Event shapes in N=4 super-Yang-Mills theory
A. V. Belitsky, S. Hohenegger, G. P. Korchemsky, E. Sokatchev, A. Zhiboedov
TL;DR
The paper develops a unified, symmetry-driven framework to compute event shapes in N=4 SYM by relating infrared-safe weighted cross sections to Wightman correlation functions of flow operators. Central to the approach is a master formula expressing double-detector observables as convolutions of a universal Mellin amplitude, encoding Euclidean data, with a coupling-independent detector kernel that depends only on the observable pair. The authors demonstrate this formalism at weak and strong coupling, showing exact matches with amplitude-based results at leading order and providing strong consistency checks via AdS/CFT inputs. They also reveal deep SU(4) and superconformal constraints that link different observables and channels, offering a path to higher-loop and nonperturbative analyses.
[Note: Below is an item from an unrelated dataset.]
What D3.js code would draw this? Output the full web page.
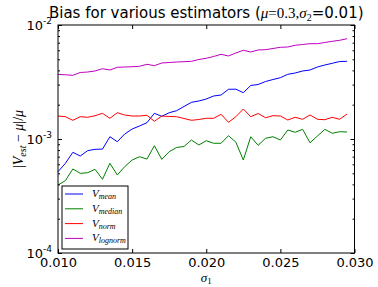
<!DOCTYPE html>
<html>
<head>
<meta charset="utf-8">
<script src="https://cdn.jsdelivr.net/npm/d3@7"></script>
<style>
  body { margin: 0; background: #fff; }
  svg { display: block; }
  text { font-family: "DejaVu Sans", sans-serif; }
  .math { font-family: "Liberation Serif", "DejaVu Serif", serif; }
</style>
</head>
<body>
<div id="chart"></div>
<script>
// sigma_1 values (x axis)
const sigma1 = [0.0100, 0.0105, 0.0110, 0.0115, 0.0120, 0.0125, 0.0130, 0.0135, 0.0140, 0.0145,
                0.0150, 0.0155, 0.0160, 0.0165, 0.0170, 0.0175, 0.0180, 0.0185, 0.0190, 0.0195,
                0.0200, 0.0205, 0.0210, 0.0215, 0.0220, 0.0225, 0.0230, 0.0235, 0.0240, 0.0245,
                0.0250, 0.0255, 0.0260, 0.0265, 0.0270, 0.0275, 0.0280, 0.0285, 0.0290, 0.0295];

// relative bias |V_est - mu| / mu for each estimator
const vMean = [5.17e-4, 6.12e-4, 7.64e-4, 7.09e-4, 7.90e-4, 8.12e-4, 8.15e-4, 1.047e-3, 9.47e-4, 1.106e-3,
               1.224e-3, 1.300e-3, 1.390e-3, 1.680e-3, 1.582e-3, 1.700e-3, 1.771e-3, 1.928e-3, 2.098e-3, 2.154e-3,
               2.243e-3, 2.384e-3, 2.432e-3, 2.729e-3, 2.735e-3, 2.548e-3, 2.947e-3, 3.007e-3, 3.193e-3, 3.325e-3,
               3.448e-3, 3.693e-3, 3.793e-3, 3.949e-3, 4.030e-3, 4.281e-3, 4.458e-3, 4.613e-3, 4.784e-3, 4.804e-3];

const vMedian = [3.95e-4, 4.31e-4, 5.46e-4, 5.00e-4, 5.06e-4, 5.42e-4, 4.43e-4, 6.12e-4, 4.83e-4, 5.72e-4,
                 6.54e-4, 6.99e-4, 6.67e-4, 8.73e-4, 6.63e-4, 7.74e-4, 8.42e-4, 8.60e-4, 9.80e-4, 8.86e-4,
                 9.66e-4, 9.17e-4, 9.17e-4, 1.069e-3, 9.36e-4, 6.54e-4, 1.047e-3, 8.80e-4, 1.014e-3, 1.047e-3,
                 9.80e-4, 1.199e-3, 1.145e-3, 1.216e-3, 9.28e-4, 1.062e-3, 1.216e-3, 1.122e-3, 1.159e-3, 1.152e-3];

const vNorm = [1.591e-3, 1.569e-3, 1.459e-3, 1.569e-3, 1.550e-3, 1.601e-3, 1.680e-3, 1.519e-3, 1.701e-3, 1.624e-3,
               1.591e-3, 1.591e-3, 1.614e-3, 1.430e-3, 1.591e-3, 1.576e-3, 1.569e-3, 1.513e-3, 1.459e-3, 1.483e-3,
               1.519e-3, 1.519e-3, 1.647e-3, 1.401e-3, 1.569e-3, 1.833e-3, 1.569e-3, 1.674e-3, 1.537e-3, 1.601e-3,
               1.591e-3, 1.468e-3, 1.550e-3, 1.489e-3, 1.624e-3, 1.489e-3, 1.477e-3, 1.550e-3, 1.489e-3, 1.657e-3];

const vLognorm = [3.693e-3, 3.657e-3, 3.620e-3, 3.831e-3, 3.870e-3, 3.949e-3, 4.137e-3, 4.030e-3, 4.255e-3, 4.281e-3,
                  4.307e-3, 4.342e-3, 4.521e-3, 4.395e-3, 4.642e-3, 4.689e-3, 4.736e-3, 4.765e-3, 4.804e-3, 4.982e-3,
                  5.104e-3, 5.293e-3, 5.534e-3, 5.347e-3, 5.681e-3, 6.000e-3, 5.797e-3, 6.036e-3, 6.073e-3, 6.222e-3,
                  6.374e-3, 6.412e-3, 6.636e-3, 6.744e-3, 6.855e-3, 6.855e-3, 7.023e-3, 7.195e-3, 7.342e-3, 7.583e-3];

const seriesNames = ["mean", "median", "norm", "lognorm"];
const seriesColors = ["#0000ff", "#008000", "#ff0000", "#bf00bf"];
const seriesValues = [vMean, vMedian, vNorm, vLognorm];

const xTicks = [0.010, 0.015, 0.020, 0.025, 0.030];
const yTicks = [1e-4, 1e-3, 1e-2];

const width = 378;
const height = 287;
const margin = { top: 25, right: 23.5, bottom: 34, left: 58 };

const svg = d3.select("#chart")
  .append("svg")
  .attr("width", width)
  .attr("height", height);

svg.append("rect").attr("width", width).attr("height", height).attr("fill", "#fff");

const x = d3.scaleLinear()
  .domain([0.010, 0.030])
  .range([margin.left, width - margin.right]);

const y = d3.scaleLog()
  .domain([1e-4, 1e-2])
  .range([height - margin.bottom, margin.top]);

const plotW = width - margin.left - margin.right;
const plotH = height - margin.top - margin.bottom;

// minor ticks on the log axis
const minorTicks = y.ticks().filter(t => !yTicks.some(m => Math.abs(m - t) / m < 1e-6));

// lines
const line = d3.line()
  .x((d, i) => x(sigma1[i]))
  .y(d => y(d));

svg.append("g")
  .selectAll("path")
  .data(seriesValues)
  .enter().append("path")
  .attr("d", d => line(d))
  .attr("fill", "none")
  .attr("stroke", (d, i) => seriesColors[i])
  .attr("stroke-width", 1);

// axes - ticks inside on all four sides
const xAxis = svg.append("g")
  .attr("transform", `translate(0,${height - margin.bottom})`)
  .call(d3.axisBottom(x).tickValues(xTicks).tickSize(-4).tickPadding(5).tickFormat(d3.format(".3f")));

svg.append("g")
  .attr("transform", `translate(0,${margin.top})`)
  .call(d3.axisTop(x).tickValues(xTicks).tickSize(-4).tickFormat(""));

svg.append("g")
  .attr("transform", `translate(${margin.left},0)`)
  .call(d3.axisLeft(y).tickValues(yTicks).tickSize(-4).tickFormat(""));

svg.append("g")
  .attr("transform", `translate(${margin.left},0)`)
  .call(d3.axisLeft(y).tickValues(minorTicks).tickSize(-2).tickFormat(""));

svg.append("g")
  .attr("transform", `translate(${width - margin.right},0)`)
  .call(d3.axisRight(y).tickValues(yTicks).tickSize(-4).tickFormat(""));

svg.append("g")
  .attr("transform", `translate(${width - margin.right},0)`)
  .call(d3.axisRight(y).tickValues(minorTicks).tickSize(-2).tickFormat(""));

svg.selectAll(".domain").remove();
svg.selectAll(".tick line").attr("stroke", "#000");

xAxis.selectAll("text")
  .attr("font-size", 13)
  .attr("font-family", "DejaVu Sans")
  .attr("fill", "#000");

// log tick labels 10^n
const yLab = svg.append("g");
yTicks.forEach(t => {
  const tx = yLab.append("text")
    .attr("x", margin.left - 6)
    .attr("y", y(t) + 5)
    .attr("text-anchor", "end")
    .attr("font-size", 13)
    .attr("fill", "#000");
  tx.append("tspan").text("10");
  tx.append("tspan")
    .attr("font-size", 9)
    .attr("dy", -6)
    .text(String(Math.round(Math.log10(t))));
});

// frame
svg.append("rect")
  .attr("x", margin.left)
  .attr("y", margin.top)
  .attr("width", plotW)
  .attr("height", plotH)
  .attr("fill", "none")
  .attr("stroke", "#000")
  .attr("stroke-width", 1);

// title
const title = svg.append("text")
  .attr("x", margin.left + plotW / 2)
  .attr("y", 18)
  .attr("text-anchor", "middle")
  .attr("font-size", 15)
  .attr("fill", "#000");
title.append("tspan").text("Bias for various estimators (");
title.append("tspan").attr("class", "math").attr("font-style", "italic").text("μ");
title.append("tspan").attr("class", "math").text("=0.3,");
title.append("tspan").attr("class", "math").attr("font-style", "italic").text("σ");
title.append("tspan").attr("class", "math").attr("font-size", 10).attr("dy", 3).text("2");
title.append("tspan").attr("dy", -3).text("=0.01)");

// x label
const xl = svg.append("text")
  .attr("class", "math")
  .attr("x", margin.left + plotW / 2)
  .attr("y", 282)
  .attr("text-anchor", "middle")
  .attr("font-size", 13)
  .attr("fill", "#000");
xl.append("tspan").attr("font-style", "italic").text("σ");
xl.append("tspan").attr("font-size", 9).attr("dy", 2).text("1");

// y label
const yl = svg.append("text")
  .attr("class", "math")
  .attr("transform", `translate(23,${margin.top + plotH / 2}) rotate(-90)`)
  .attr("text-anchor", "middle")
  .attr("font-size", 14)
  .attr("fill", "#000");
yl.append("tspan").text("|");
yl.append("tspan").attr("font-style", "italic").text("V");
yl.append("tspan").attr("font-style", "italic").attr("font-size", 10).attr("dy", 3).text("est");
yl.append("tspan").attr("dy", -3).text(" − ");
yl.append("tspan").attr("font-style", "italic").text("μ");
yl.append("tspan").text("|/");
yl.append("tspan").attr("font-style", "italic").text("μ");

// legend
const legend = svg.append("g").attr("transform", "translate(62,186)");
legend.append("rect")
  .attr("width", 66)
  .attr("height", 63)
  .attr("fill", "#fff")
  .attr("stroke", "#000")
  .attr("stroke-width", 1);

const entry = legend.selectAll("g.entry")
  .data(seriesNames)
  .enter().append("g")
  .attr("class", "entry")
  .attr("transform", (d, i) => `translate(0,${8 + i * 14.8})`);

entry.append("line")
  .attr("x1", 3).attr("x2", 21)
  .attr("stroke", (d, i) => seriesColors[i])
  .attr("stroke-width", 1);

const lt = entry.append("text")
  .attr("class", "math")
  .attr("x", 30)
  .attr("y", 3)
  .attr("font-size", 11)
  .attr("font-style", "italic")
  .attr("fill", "#000");
lt.append("tspan").text("V");
lt.append("tspan").attr("font-size", 8).attr("dy", 2).text(d => d);
</script>
</body>
</html>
The work lays groundwork for systematic, symmetry-based predictions of angular energy and charge distributions in highly supersymmetric gauge theories, with potential insights applicable to broader conformal field theories.
Abstract
We study event shapes in N=4 SYM describing the angular distribution of energy and R-charge in the final states created by the simplest half-BPS scalar operator. Applying the approach developed in the companion paper arXiv:1309.0769, we compute these observables using the correlation functions of certain components of the N=4 stress-tensor supermultiplet: the half-BPS operator itself, the R-symmetry current and the stress tensor. We present master formulas for the all-order event shapes as convolutions of the Mellin amplitude defining the correlation function of the half-BPS operators, with a coupling-independent kernel determined by the choice of the observable. We find remarkably simple relations between various event shapes following from N=4 superconformal symmetry. We perform thorough checks at leading order in the weak coupling expansion and show perfect agreement with the conventional calculations based on amplitude techniques. We extend our results to strong coupling using the correlation function of half-BPS operators obtained from the AdS/CFT correspondence.